Periodically, we must take stock of our status: Of around 9 million Armenians, hardly one-third resides today within the boundaries of the 3rd Republic, the majority of whom remains unemployed or in poverty. The remaining 6 million are Diasporans or live on foreign occupied Armenian lands, such as Javakhq and Western Armenia, whose numbers are gradually dwindling due to brutal policies of coercive assimilation leading to despair and exodus from ancestral lands. A process that UN protocols classify as forms of genocide.
While these populations are dwindling, large numbers from Armenia, Javakhq, Western Armenia and our Middle Eastern communities are ending up, among other regions, in Russia, Eastern and Western European countries, North and South America and Australia, increasing our numbers in the four corners of the Diaspora at the expense of our Homeland and our ancestral lands, making a mockery of a cherished Diasporan slogan of not too long ago: “Tebi Yergir…”

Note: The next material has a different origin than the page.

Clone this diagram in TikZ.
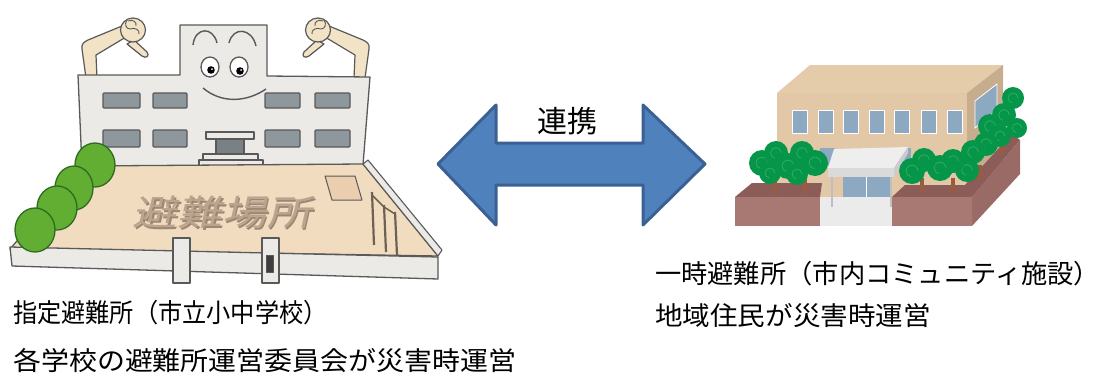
\documentclass[tikz,border=0pt]{standalone}
\usepackage{fontspec}
\newfontfamily\jp{Noto Sans CJK JP}
% school colours
\definecolor{schoolline}{HTML}{595959}
\definecolor{wallgray}{HTML}{ECEAE6}
\definecolor{wingray}{HTML}{8E989C}
\definecolor{groundtan}{HTML}{F1DCC0}
\definecolor{bushgreen}{HTML}{62AE33}
\definecolor{bushline}{HTML}{2E6B1F}
\definecolor{skin}{HTML}{F2E2C6}
\definecolor{groundtext}{HTML}{BCA38E}
\definecolor{groundshade}{HTML}{9C8774}
% community building colours
\definecolor{bldfront}{HTML}{E2C8A6}
\definecolor{bldtop}{HTML}{E4CBAA}
\definecolor{bldside}{HTML}{C5AD8E}
\definecolor{glass}{HTML}{8CA9C1}
\definecolor{planterfront}{HTML}{A87973}
\definecolor{planterside}{HTML}{9A6A66}
\definecolor{plantertop}{HTML}{8C5C58}
\definecolor{treegreen}{HTML}{05964A}
\definecolor{treeswirl}{HTML}{35AE66}
\definecolor{trunk}{HTML}{9B5B3E}
\definecolor{canopytop}{HTML}{EEEEEE}
\definecolor{canopyfront}{HTML}{DADADA}
\definecolor{pathgray}{HTML}{EBEBEB}
\definecolor{postgray}{HTML}{BFBFBF}
% arrow colours
\definecolor{arrowfill}{HTML}{4F81BD}
\definecolor{arrowline}{HTML}{3B6194}

% a round tree crown with a light swirl
\newcommand{\greenball}[3]{%
  \fill[treegreen] (#1,#2) circle (#3pt);
  \draw[treeswirl, line width=0.7pt] (#1+0.45*#3,#2) arc[start angle=0, end angle=260, radius=#3*0.45pt];
}
% one arm of the school, raised with the thumb down
\newcommand{\schoolarm}{%
  \path[skinpart] (86,78) -- (82,49) .. controls (81,44) and (84,42) .. (88,40)
    -- (122,26) -- (126,37) -- (96,55) -- (97,78) -- cycle;
  \path[skinpart] (134,40) -- (147,52) .. controls (150,56) and (146,59) .. (142,56) -- (127,44) -- cycle;
  \path[skinpart] (133,30) ellipse (12.5pt and 12pt);
  \draw[schoolline, line width=0.9pt] (128,21) .. controls (133,19) and (137,22) .. (136,26)
    (130,29) .. controls (135,27) and (140,30) .. (139,34)
    (127,20) .. controls (124,24) and (126,29) .. (130,29);
}

\begin{document}
\begin{tikzpicture}[x=1pt, y=-1pt,
  outline/.style={draw=schoolline, line width=1.3pt, line join=round},
  skinpart/.style={outline, fill=skin, line width=1.2pt},
  winbox/.style={fill=wingray, draw=schoolline, line width=1.2pt, rounded corners=1pt},
  bush/.style={fill=bushgreen, draw=bushline, line width=1.3pt},
  caption/.style={anchor=west, inner sep=0pt, font=\jp\fontsize{26}{30}\selectfont},
  postline/.style={draw=postgray, line width=2pt},
  trunkline/.style={draw=trunk, line width=4pt}]
\useasboundingbox (0,0) rectangle (1116,378);

% ---------------- school (designated shelter) ----------------
% arms behind the building
\schoolarm
\begin{scope}[shift={(451,0)}, xscale=-1]
  \schoolarm
\end{scope}

% building body with the central tower
\path[outline, fill=wallgray] (78,75) -- (180,75) -- (180,25) -- (267,25) -- (267,76)
  -- (370,77) -- (363,165) -- (82,167) -- cycle;

% windows
\foreach \wx/\ww in {103/37, 153/34, 265/35, 315/35} {
  \path[winbox] (\wx,93) rectangle ++(\ww,15);
  \path[winbox] (\wx,130) rectangle ++(\ww,17);
}

% entrance
\path[outline, fill=wallgray] (206,132) rectangle (254,139);
\path[outline, fill=wingray!85!black] (216,139) rectangle (244,154);
\path[outline, fill=wallgray] (203,154) rectangle (258,160);
\path[outline, fill=wallgray] (199,160) rectangle (263,168);

% face
\draw[schoolline, line width=1.4pt] (193,45) .. controls (195,27) and (213,26) .. (217,43);
\draw[schoolline, line width=1.4pt] (229,43) .. controls (233,26) and (252,28) .. (256,46);
\path[outline, fill=white] (210,67) ellipse (9pt and 10pt);
\path[outline, fill=white] (239,67) ellipse (9pt and 10pt);
\fill[black] (211,70) circle (3.8pt);
\fill[black] (240,71) circle (3.8pt);
\fill[white] (212,69) circle (1pt);
\fill[white] (241,70) circle (1pt);
\draw[schoolline, line width=1.4pt] (203,88) .. controls (222,104) and (247,102) .. (266,89);

% schoolyard
\path[outline, fill=groundtan] (82,166) -- (363,164) -- (438,256) -- (10,249) -- cycle;
% sandpit
\path[outline, fill=groundtan!85!brown, line width=1pt] (325,176) -- (355,176) -- (362,200) -- (332,200) -- cycle;
% horizontal bars
\draw[schoolline!80!brown, line width=2.2pt] (372,192) -- (374,245) (384,205) -- (386,252) (395,212) -- (397,255);
\draw[schoolline!80!brown, line width=1.5pt] (372,195) -- (384,207) -- (395,214);
% side wall
\path[outline, fill=wallgray, line width=1.1pt] (363,164) -- (368,160) -- (442,250) -- (438,256) -- cycle;

% lettering painted on the ground (the slant moves x by 0.22 * canvas y)
\begin{scope}[xslant=0.22]
  \node[inner sep=0pt, text=groundshade, transform shape] (groundshadow) at (274,214)
    {\scalebox{1.12}[0.88]{\jp\fontsize{40}{40}\selectfont 避難場所}};
  \node[inner sep=0pt, text=groundtext, transform shape] (groundword) at (272,212)
    {\scalebox{1.12}[0.88]{\jp\fontsize{40}{40}\selectfont 避難場所}};
\end{scope}

% front wall and gate posts
\path[outline, fill=wallgray] (10,247) -- (438,257) -- (438,279) -- (12,266) -- cycle;
\path[outline, fill=wallgray] (173,238) rectangle (190,283);
\path[outline, fill=wallgray] (262,238) rectangle (279,283);
\path[outline, fill=schoolline!70!black, line width=0.8pt] (266,255) rectangle (273,272);

% bushes
\path[bush] (95,165) ellipse (20pt and 22pt);
\path[bush] (74,188) ellipse (19pt and 22pt);
\path[bush] (57,208) ellipse (20pt and 22pt);
\path[bush] (35,230) ellipse (20pt and 22pt);

% ---------------- linking arrow ----------------
\path[fill=arrowfill, draw=arrowline, line width=3pt, line join=round]
  (438,164) -- (496,105) -- (496,143) -- (643,143) -- (643,105) -- (705,164)
  -- (643,225) -- (643,185) -- (496,185) -- (496,225) -- cycle;
\node[inner sep=0pt, font=\jp\fontsize{30}{30}\selectfont] (link) at (567,121) {連携};

% ---------------- community facility (temporary shelter) ----------------
% building box
\path[fill=bldtop] (777,93) -- (810,65) -- (1003,65) -- (967,93) -- cycle;
\path[fill=bldfront] (777,93) rectangle (967,198);
\path[fill=bldside] (967,93) -- (1003,65) -- (1003,172) -- (967,200) -- cycle;
\path[fill=glass, draw=white, line width=0.8pt] (975,101) -- (997,84) -- (997,110) -- (975,128) -- cycle;
% upper windows
\foreach \wx in {792, 818, 843, 869, 894, 921, 947} {
  \path[fill=glass, draw=white, line width=0.6pt] (\wx,110) rectangle ++(15,23);
}
% lower windows
\path[fill=glass] (820,148) rectangle (835,166);
\path[fill=glass] (896,148) rectangle (911,166);

% entrance path, door and canopy
\path[fill=pathgray] (820,197) rectangle (894,226);
\path[fill=glass] (843,177) rectangle (890,197);
\draw[white, line width=0.8pt] (866,177) -- (866,197);
\draw[postline] (832,176) -- (832,207);
\draw[postline] (891,176) -- (891,207);
\path[fill=canopytop] (834,149) -- (908,147) -- (894,168) -- (828,168) -- cycle;
\path[fill=canopyfront] (828,168) rectangle (894,177);
\path[fill=postgray!80] (894,168) -- (908,147) -- (908,153) -- (894,177) -- cycle;

% left planter
\path[fill=plantertop] (735,197) -- (752,183) -- (822,183) -- (820,197) -- cycle;
\path[fill=planterfront] (735,197) rectangle (820,226);
\draw[trunkline] (775,172) -- (775,194);
\draw[trunkline] (805,172) -- (805,194);
\greenball{762}{163}{13}
\greenball{776}{153}{12}
\greenball{802}{153}{12}
\greenball{770}{173}{11}
\greenball{788}{166}{13}
\greenball{797}{174}{11}
\greenball{815}{163}{13}

% right planter
\path[fill=plantertop] (892,197) -- (905,185) -- (965,185) -- (1012,134) -- (1020,140) -- (972,197) -- cycle;
\path[fill=planterfront] (892,197) rectangle (972,226);
\path[fill=planterside] (972,197) -- (1020,140) -- (1020,174) -- (972,226) -- cycle;
\draw[trunkline] (922,178) -- (922,192);
\draw[trunkline] (953,178) -- (953,192);
\draw[trunkline] (980,165) -- (980,180);
\draw[trunkline] (1002,140) -- (1002,155);
\greenball{1013}{98}{11}
\greenball{1004}{115}{12}
\greenball{1017}{128}{10}
\greenball{990}{126}{12}
\greenball{1000}{136}{11}
\greenball{986}{144}{12}
\greenball{973}{152}{12}
\greenball{967}{170}{12}
\greenball{953}{161}{12}
\greenball{940}{168}{13}
\greenball{924}{160}{12}
\greenball{912}{171}{13}

% ---------------- captions ----------------
\node[caption] (capA1) at (13,313) {\scalebox{0.93}[1]{指定避難所（市立小中学校）}};
\node[caption] (capA2) at (13,361) {\scalebox{1.075}[1]{各学校の避難所運営委員会が災害時運営}};
\node[caption] (capB1) at (655,274) {\scalebox{1.01}[1]{一時避難所（市内コミュニティ施設）}};
\node[caption] (capB2) at (655,316) {\scalebox{1.06}[1]{地域住民が災害時運営}};
\end{tikzpicture}
\end{document}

The panorama of consecutive upheavals across North Africa and the Middle East, that we are witnessing today, is the delayed but direct result of the betrayal of the moral bases of Woodrow Wilson’s “14 Points,” conceived to create a just and open social order for the world that had just gone through the horrors of the Great War.
Drafted in the Wilsonian spirit, the Treaty of Sevres formulated solutions which, if followed, would have eliminated most of the festering problems that we see re-emerging today.
Unfortunately, surviving imperial and colonial interests interfered and the result was the shameful Treaty of Lausanne that redrafted the political aspect of the region, not to suit the legitimate interests of the peoples living there, but to accommodate the ambitions of colonial powers and oil cartels.
Although never implemented, the Sevres Treaty retains its legitimacy as an instrument drafted and signed by representatives of the Great Powers of the time and never abrogated by their successors.
Conclusions reached in that treaty and the solutions emerging from them are beginning to look not only possible after all these eventful decades full of crises, but also acceptable as permanent solutions to most problems that plague the region, in direct contradiction to the Ottoman-inspired Turkish dreams of neo-colonial hegemony over former provinces of a defunct empire.
That is why, along with other memorable dates, we should remember with pride and celebrate with joy the date of the signing of the Treaty of Sevres, August 10, 1920. Not as an unfulfilled promise, but as a great diplomatic victory for the Armenian nation, and an instrument of hope for all nations still waiting for the blessings of freedom and justice.